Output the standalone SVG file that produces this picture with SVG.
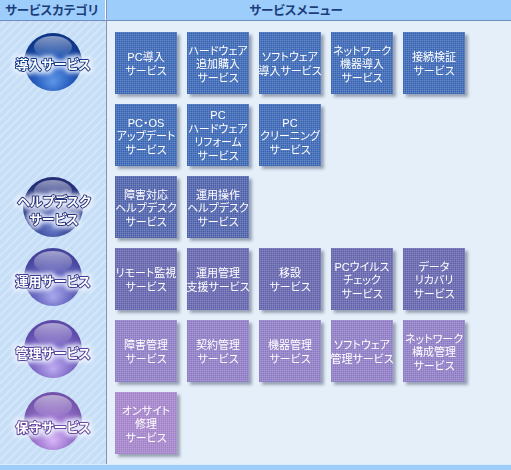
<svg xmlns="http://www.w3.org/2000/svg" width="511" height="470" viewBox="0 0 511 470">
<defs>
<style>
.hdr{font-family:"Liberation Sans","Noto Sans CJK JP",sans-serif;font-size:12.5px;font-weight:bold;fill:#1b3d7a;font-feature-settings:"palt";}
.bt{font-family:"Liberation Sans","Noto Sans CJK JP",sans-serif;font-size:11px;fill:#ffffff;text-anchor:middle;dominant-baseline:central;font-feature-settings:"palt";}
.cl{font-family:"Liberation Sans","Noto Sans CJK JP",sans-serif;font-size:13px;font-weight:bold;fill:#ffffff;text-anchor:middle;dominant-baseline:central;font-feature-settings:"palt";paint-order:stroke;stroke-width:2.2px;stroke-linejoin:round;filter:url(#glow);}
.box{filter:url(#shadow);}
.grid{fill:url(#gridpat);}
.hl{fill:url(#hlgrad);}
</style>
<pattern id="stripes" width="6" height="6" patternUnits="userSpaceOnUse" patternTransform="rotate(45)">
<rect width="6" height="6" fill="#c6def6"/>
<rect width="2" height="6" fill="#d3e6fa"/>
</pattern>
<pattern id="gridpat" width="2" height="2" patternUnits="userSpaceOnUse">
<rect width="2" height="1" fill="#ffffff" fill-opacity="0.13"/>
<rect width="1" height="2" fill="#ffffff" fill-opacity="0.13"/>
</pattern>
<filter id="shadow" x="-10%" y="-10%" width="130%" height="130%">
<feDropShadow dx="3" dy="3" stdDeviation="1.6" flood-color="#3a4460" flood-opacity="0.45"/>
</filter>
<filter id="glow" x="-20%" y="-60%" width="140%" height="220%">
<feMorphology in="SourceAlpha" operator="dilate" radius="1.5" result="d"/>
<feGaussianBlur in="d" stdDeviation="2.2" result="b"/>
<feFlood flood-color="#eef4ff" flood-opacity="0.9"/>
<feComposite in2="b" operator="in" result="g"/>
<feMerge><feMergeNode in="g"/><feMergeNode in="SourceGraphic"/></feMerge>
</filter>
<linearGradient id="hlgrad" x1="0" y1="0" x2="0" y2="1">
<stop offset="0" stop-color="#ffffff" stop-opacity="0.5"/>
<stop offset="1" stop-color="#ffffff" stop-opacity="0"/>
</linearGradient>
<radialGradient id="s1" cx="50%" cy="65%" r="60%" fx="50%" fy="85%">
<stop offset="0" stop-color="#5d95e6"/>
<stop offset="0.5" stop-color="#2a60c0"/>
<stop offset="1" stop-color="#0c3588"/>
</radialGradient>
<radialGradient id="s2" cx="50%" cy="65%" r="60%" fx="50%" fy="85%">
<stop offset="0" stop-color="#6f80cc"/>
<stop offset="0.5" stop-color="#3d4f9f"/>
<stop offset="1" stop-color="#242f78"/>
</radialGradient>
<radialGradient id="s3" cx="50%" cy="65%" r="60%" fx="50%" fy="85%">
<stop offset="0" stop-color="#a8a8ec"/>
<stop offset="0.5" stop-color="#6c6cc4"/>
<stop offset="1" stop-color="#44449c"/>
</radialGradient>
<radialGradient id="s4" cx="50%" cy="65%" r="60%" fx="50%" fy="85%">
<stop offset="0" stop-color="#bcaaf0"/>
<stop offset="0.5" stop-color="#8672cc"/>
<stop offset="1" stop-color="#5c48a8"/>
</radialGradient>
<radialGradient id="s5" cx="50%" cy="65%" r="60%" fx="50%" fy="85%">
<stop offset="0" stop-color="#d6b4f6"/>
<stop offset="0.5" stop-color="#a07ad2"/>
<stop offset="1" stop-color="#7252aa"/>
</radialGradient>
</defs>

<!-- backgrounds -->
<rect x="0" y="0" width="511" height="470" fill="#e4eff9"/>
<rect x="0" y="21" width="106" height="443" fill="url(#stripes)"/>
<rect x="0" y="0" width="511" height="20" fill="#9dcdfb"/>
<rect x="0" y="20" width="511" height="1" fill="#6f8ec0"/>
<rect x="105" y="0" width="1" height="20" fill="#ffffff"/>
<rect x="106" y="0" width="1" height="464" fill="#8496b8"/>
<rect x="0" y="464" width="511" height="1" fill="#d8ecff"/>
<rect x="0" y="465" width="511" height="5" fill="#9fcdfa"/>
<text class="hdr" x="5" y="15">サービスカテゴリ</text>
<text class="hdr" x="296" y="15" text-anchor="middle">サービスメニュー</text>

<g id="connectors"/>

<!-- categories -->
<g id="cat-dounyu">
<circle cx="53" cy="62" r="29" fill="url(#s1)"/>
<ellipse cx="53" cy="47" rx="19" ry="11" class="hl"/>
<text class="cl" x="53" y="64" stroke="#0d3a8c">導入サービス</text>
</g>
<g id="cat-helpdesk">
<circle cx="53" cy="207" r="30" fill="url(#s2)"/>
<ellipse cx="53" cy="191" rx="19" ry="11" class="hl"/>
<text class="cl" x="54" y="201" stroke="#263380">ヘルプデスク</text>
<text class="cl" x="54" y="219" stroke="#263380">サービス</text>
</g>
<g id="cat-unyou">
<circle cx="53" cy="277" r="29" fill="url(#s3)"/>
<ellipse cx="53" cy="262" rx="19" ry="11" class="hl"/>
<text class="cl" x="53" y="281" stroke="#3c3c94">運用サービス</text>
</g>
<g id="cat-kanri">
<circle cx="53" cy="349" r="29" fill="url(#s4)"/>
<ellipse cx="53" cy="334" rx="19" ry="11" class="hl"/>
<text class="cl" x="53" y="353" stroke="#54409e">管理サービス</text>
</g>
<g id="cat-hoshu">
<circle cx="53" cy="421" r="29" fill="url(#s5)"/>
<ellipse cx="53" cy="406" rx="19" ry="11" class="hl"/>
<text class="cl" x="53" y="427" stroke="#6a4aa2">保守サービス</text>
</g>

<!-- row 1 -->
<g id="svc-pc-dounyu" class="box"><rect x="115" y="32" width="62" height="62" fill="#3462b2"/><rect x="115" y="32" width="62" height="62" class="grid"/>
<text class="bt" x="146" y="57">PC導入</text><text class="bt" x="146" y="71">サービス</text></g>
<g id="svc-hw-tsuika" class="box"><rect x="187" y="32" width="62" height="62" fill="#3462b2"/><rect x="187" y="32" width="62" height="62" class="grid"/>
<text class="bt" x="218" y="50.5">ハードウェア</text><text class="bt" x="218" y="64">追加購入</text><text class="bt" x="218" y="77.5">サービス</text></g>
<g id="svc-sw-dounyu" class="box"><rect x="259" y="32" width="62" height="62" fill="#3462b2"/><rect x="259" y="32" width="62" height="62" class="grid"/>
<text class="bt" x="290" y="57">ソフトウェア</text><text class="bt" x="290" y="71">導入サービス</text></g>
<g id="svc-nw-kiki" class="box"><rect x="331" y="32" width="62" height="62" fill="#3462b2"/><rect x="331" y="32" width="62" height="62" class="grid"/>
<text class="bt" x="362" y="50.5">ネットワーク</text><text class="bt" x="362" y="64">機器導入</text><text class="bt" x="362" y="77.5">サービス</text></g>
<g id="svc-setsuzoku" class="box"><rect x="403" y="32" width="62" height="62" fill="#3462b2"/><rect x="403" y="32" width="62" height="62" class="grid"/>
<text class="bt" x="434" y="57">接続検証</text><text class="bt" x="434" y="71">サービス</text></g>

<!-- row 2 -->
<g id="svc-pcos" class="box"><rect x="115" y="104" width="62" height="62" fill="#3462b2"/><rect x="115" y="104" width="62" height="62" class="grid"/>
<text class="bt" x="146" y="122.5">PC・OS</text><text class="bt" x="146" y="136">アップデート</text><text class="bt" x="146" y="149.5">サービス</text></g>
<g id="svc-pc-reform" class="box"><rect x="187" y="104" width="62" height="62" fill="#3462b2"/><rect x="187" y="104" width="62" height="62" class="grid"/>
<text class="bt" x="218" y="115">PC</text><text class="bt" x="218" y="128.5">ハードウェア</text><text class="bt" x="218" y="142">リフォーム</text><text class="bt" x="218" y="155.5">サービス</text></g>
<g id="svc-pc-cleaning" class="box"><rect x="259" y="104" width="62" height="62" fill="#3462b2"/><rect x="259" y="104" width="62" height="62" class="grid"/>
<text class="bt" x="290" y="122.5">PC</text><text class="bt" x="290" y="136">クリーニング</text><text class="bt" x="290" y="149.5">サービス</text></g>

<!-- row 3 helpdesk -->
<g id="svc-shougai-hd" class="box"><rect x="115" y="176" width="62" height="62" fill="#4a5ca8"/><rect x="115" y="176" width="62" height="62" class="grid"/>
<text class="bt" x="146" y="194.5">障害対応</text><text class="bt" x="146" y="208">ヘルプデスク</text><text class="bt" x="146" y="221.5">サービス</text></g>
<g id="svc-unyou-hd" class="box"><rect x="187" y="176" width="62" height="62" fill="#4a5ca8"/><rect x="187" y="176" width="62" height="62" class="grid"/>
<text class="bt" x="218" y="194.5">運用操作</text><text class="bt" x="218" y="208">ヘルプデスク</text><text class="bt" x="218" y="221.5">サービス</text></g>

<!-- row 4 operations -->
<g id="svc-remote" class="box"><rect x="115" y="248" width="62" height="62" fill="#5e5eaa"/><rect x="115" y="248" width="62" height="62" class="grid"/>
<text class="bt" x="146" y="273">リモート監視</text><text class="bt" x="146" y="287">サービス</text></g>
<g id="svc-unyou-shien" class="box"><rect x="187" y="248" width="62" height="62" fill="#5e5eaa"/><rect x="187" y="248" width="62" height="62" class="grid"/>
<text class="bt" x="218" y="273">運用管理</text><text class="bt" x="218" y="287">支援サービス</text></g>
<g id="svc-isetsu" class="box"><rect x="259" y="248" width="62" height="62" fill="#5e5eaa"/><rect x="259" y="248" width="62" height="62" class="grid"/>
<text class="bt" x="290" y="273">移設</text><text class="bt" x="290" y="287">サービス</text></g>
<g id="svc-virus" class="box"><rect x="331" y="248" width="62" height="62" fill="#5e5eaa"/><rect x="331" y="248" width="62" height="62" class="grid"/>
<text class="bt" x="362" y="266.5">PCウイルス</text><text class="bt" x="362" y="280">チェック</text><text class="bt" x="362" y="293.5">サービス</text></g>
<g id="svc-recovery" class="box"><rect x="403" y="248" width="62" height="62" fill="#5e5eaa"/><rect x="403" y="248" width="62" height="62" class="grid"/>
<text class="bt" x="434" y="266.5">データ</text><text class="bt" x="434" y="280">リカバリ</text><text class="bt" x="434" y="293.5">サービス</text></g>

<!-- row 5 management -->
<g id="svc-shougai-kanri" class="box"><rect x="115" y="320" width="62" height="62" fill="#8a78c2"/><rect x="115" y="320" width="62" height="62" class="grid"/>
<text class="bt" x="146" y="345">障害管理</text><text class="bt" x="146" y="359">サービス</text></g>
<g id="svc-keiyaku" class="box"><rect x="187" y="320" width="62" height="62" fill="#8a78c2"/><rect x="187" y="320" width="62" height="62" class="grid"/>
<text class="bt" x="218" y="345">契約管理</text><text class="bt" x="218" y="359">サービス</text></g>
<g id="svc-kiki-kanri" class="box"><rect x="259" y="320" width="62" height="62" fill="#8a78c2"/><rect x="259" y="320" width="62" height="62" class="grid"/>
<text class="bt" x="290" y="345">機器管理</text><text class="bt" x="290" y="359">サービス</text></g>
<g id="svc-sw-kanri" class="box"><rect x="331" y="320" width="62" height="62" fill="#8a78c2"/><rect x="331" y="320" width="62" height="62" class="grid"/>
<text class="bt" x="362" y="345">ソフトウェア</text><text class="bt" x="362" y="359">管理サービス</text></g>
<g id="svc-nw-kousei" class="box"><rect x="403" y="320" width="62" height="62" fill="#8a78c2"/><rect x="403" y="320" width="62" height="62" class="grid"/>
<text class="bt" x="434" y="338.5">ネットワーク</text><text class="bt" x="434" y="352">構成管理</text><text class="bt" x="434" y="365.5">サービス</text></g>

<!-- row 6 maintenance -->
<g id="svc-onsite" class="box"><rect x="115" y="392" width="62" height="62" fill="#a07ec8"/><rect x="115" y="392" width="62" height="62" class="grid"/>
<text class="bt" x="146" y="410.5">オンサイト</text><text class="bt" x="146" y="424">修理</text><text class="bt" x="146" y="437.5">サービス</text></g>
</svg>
* * *
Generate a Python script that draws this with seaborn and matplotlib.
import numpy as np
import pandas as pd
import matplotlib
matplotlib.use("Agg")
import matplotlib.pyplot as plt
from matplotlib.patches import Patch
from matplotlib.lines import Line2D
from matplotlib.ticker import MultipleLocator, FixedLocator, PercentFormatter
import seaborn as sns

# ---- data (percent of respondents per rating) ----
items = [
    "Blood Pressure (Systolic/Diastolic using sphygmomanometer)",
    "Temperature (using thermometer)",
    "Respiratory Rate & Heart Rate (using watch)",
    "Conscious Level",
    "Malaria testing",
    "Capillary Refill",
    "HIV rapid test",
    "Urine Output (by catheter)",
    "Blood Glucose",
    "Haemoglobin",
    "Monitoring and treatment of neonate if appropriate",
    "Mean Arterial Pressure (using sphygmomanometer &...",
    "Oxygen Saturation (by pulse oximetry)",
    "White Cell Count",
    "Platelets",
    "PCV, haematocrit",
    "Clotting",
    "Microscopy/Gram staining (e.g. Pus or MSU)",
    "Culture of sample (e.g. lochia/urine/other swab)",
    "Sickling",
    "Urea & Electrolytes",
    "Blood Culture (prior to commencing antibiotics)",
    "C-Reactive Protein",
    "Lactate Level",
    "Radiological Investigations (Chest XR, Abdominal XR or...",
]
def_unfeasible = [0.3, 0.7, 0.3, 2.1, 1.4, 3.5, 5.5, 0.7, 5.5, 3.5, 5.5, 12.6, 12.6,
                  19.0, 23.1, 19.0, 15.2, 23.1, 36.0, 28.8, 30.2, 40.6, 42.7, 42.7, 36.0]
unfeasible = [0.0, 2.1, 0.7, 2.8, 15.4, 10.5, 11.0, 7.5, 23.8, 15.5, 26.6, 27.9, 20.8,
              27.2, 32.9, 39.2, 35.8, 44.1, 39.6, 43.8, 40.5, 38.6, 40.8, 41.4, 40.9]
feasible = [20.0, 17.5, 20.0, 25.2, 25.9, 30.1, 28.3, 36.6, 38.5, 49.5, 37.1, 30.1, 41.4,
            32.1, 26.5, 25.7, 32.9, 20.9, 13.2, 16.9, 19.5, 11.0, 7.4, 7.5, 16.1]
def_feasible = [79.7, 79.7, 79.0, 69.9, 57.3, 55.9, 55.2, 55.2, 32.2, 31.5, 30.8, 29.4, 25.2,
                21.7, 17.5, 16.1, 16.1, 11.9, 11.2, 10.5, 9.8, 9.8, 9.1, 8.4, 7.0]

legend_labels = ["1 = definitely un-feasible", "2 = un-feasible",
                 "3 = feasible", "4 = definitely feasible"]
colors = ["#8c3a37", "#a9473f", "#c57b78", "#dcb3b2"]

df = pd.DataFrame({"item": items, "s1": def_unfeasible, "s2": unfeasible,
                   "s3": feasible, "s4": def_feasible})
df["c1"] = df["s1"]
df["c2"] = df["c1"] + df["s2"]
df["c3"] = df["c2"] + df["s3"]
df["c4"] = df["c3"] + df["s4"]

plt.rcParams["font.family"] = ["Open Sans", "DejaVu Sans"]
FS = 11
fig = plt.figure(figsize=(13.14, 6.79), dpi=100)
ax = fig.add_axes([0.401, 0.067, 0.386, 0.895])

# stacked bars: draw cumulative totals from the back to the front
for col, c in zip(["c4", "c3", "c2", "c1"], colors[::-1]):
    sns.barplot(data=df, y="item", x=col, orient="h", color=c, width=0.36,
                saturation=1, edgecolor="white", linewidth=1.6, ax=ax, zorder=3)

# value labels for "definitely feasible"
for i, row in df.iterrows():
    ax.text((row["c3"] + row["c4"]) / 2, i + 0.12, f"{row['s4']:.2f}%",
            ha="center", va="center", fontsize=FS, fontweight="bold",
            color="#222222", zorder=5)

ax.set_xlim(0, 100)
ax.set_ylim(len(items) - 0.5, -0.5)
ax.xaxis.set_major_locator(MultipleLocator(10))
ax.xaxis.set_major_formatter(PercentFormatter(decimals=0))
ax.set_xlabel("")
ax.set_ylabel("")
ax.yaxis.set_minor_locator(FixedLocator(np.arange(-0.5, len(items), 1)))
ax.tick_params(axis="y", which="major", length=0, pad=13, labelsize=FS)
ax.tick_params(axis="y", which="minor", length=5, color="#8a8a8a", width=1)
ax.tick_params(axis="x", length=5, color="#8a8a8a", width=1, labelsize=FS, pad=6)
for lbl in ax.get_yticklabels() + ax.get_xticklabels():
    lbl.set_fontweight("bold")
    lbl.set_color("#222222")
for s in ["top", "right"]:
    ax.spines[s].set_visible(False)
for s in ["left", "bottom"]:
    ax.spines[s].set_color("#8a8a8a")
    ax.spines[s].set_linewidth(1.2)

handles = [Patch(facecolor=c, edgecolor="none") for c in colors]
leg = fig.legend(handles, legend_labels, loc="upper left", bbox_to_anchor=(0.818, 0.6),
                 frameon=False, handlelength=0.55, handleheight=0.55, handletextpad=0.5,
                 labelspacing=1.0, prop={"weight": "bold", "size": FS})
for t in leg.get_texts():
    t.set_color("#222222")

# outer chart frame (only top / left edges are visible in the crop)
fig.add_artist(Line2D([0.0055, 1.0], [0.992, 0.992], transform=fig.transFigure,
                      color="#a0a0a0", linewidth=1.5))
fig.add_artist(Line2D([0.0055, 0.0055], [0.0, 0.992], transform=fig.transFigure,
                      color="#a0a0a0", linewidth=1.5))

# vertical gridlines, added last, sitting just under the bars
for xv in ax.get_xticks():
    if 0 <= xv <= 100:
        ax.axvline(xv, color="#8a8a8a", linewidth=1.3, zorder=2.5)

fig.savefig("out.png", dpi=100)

# Problem details
The lines to be given again exactly are those from the one containing "Generate a Python" up to and including the one containing "import seaborn as sns".

# Full answer
Generate a Python script that draws this with seaborn and matplotlib.
import numpy as np
import pandas as pd
import matplotlib
matplotlib.use("Agg")
import matplotlib.pyplot as plt
from matplotlib.patches import Patch
from matplotlib.lines import Line2D
from matplotlib.ticker import MultipleLocator, FixedLocator, PercentFormatter
import seaborn as sns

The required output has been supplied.